*What is asked*. Omit any picture, and return the remaining data exactly as written.
# start of Extracted entries
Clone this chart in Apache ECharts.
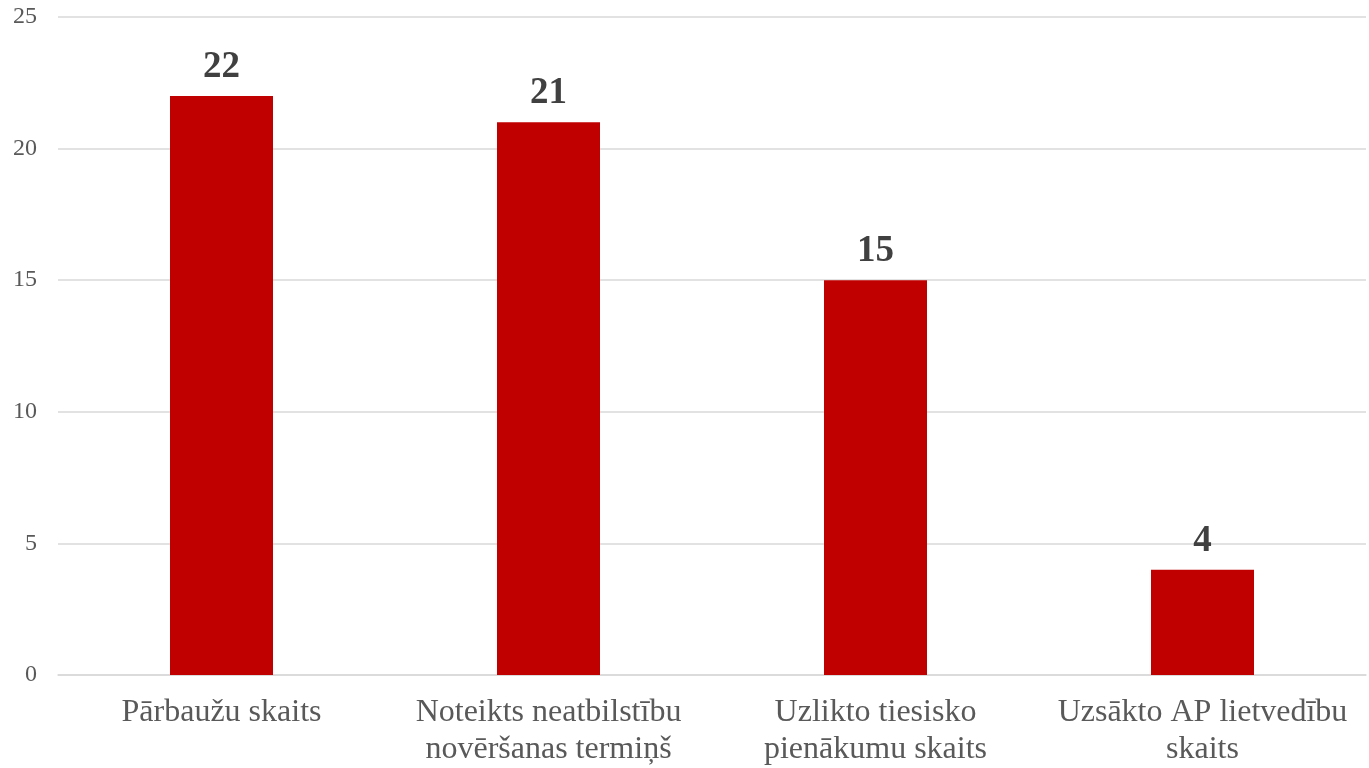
<!DOCTYPE html>
<html><head><meta charset="utf-8">
<script src="https://cdn.jsdelivr.net/npm/echarts@6/dist/echarts.min.js"></script>
<style>html,body{margin:0;padding:0;background:#fff}#c{width:1369px;height:768px}</style>
</head><body><div id="c"></div>
<script>
const categories = ['Pārbaužu skaits', 'Noteikts neatbilstību\nnovēršanas termiņš', 'Uzlikto tiesisko\npienākumu skaits', 'Uzsākto AP lietvedību\nskaits'];
const values = [22, 21, 15, 4];
const font = '"Liberation Serif", "Times New Roman", serif';
const chart = echarts.init(document.getElementById('c'));
chart.setOption({
  animation: false,
  grid: {left: 58, right: 3, top: 17, bottom: 92, containLabel: false},
  xAxis: {
    type: 'category', data: categories,
    axisLine: {lineStyle: {color: '#d9d9d9', width: 1.5}},
    axisTick: {show: false},
    axisLabel: {color: '#595959', fontFamily: font, fontSize: 32, lineHeight: 37, margin: 19, interval: 0}
  },
  yAxis: {
    type: 'value', min: 0, max: 25, interval: 5,
    axisLine: {show: false}, axisTick: {show: false},
    splitLine: {lineStyle: {color: '#d9d9d9', width: 1.5}},
    axisLabel: {color: '#595959', fontFamily: font, fontSize: 24, margin: 21}
  },
  series: [{
    type: 'bar', data: values, barWidth: '31.5%',
    itemStyle: {color: '#c00000'},
    label: {show: true, position: 'top', distance: 10, color: '#404040', fontFamily: font, fontSize: 37, fontWeight: 'bold'}
  }]
});
</script></body></html>
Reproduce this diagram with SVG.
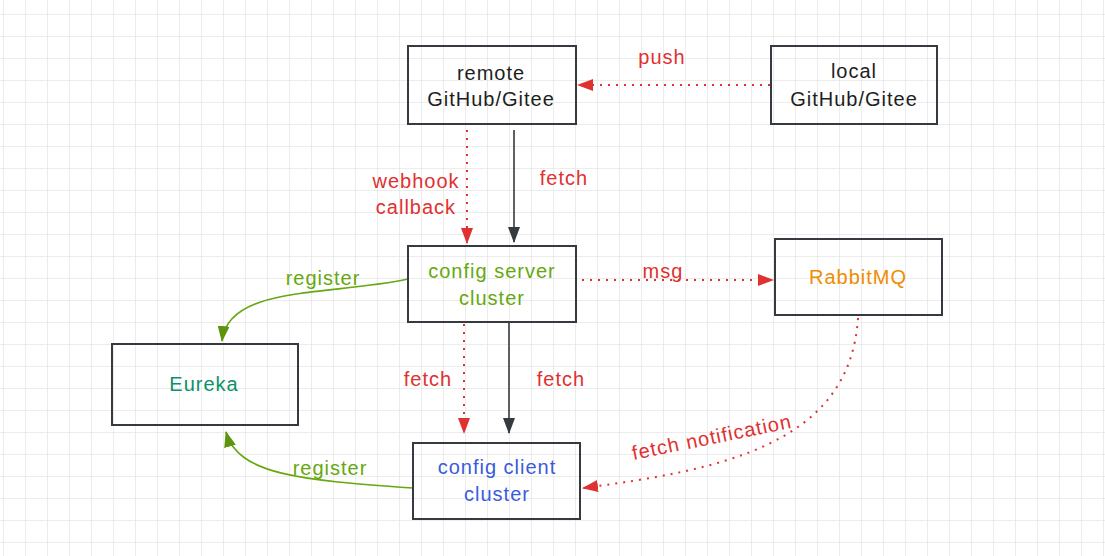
# end of Extracted entries
*Reply to the task*.
Clone this chart in Apache ECharts.
<!DOCTYPE html>
<html><head><meta charset="utf-8">
<script src="https://cdn.jsdelivr.net/npm/echarts@6/dist/echarts.min.js"></script>
<style>html,body{margin:0;padding:0;background:#fff}#c{width:1369px;height:768px}</style>
</head><body><div id="c"></div>
<script>
const categories = ['Pārbaužu skaits', 'Noteikts neatbilstību\nnovēršanas termiņš', 'Uzlikto tiesisko\npienākumu skaits', 'Uzsākto AP lietvedību\nskaits'];
const values = [22, 21, 15, 4];
const font = '"Liberation Serif", "Times New Roman", serif';
const chart = echarts.init(document.getElementById('c'));
chart.setOption({
  animation: false,
  grid: {left: 58, right: 3, top: 17, bottom: 92, containLabel: false},
  xAxis: {
    type: 'category', data: categories,
    axisLine: {lineStyle: {color: '#d9d9d9', width: 1.5}},
    axisTick: {show: false},
    axisLabel: {color: '#595959', fontFamily: font, fontSize: 32, lineHeight: 37, margin: 19, interval: 0}
  },
  yAxis: {
    type: 'value', min: 0, max: 25, interval: 5,
    axisLine: {show: false}, axisTick: {show: false},
    splitLine: {lineStyle: {color: '#d9d9d9', width: 1.5}},
    axisLabel: {color: '#595959', fontFamily: font, fontSize: 24, margin: 21}
  },
  series: [{
    type: 'bar', data: values, barWidth: '31.5%',
    itemStyle: {color: '#c00000'},
    label: {show: true, position: 'top', distance: 10, color: '#404040', fontFamily: font, fontSize: 37, fontWeight: 'bold'}
  }]
});
</script></body></html>
Reproduce this diagram with SVG.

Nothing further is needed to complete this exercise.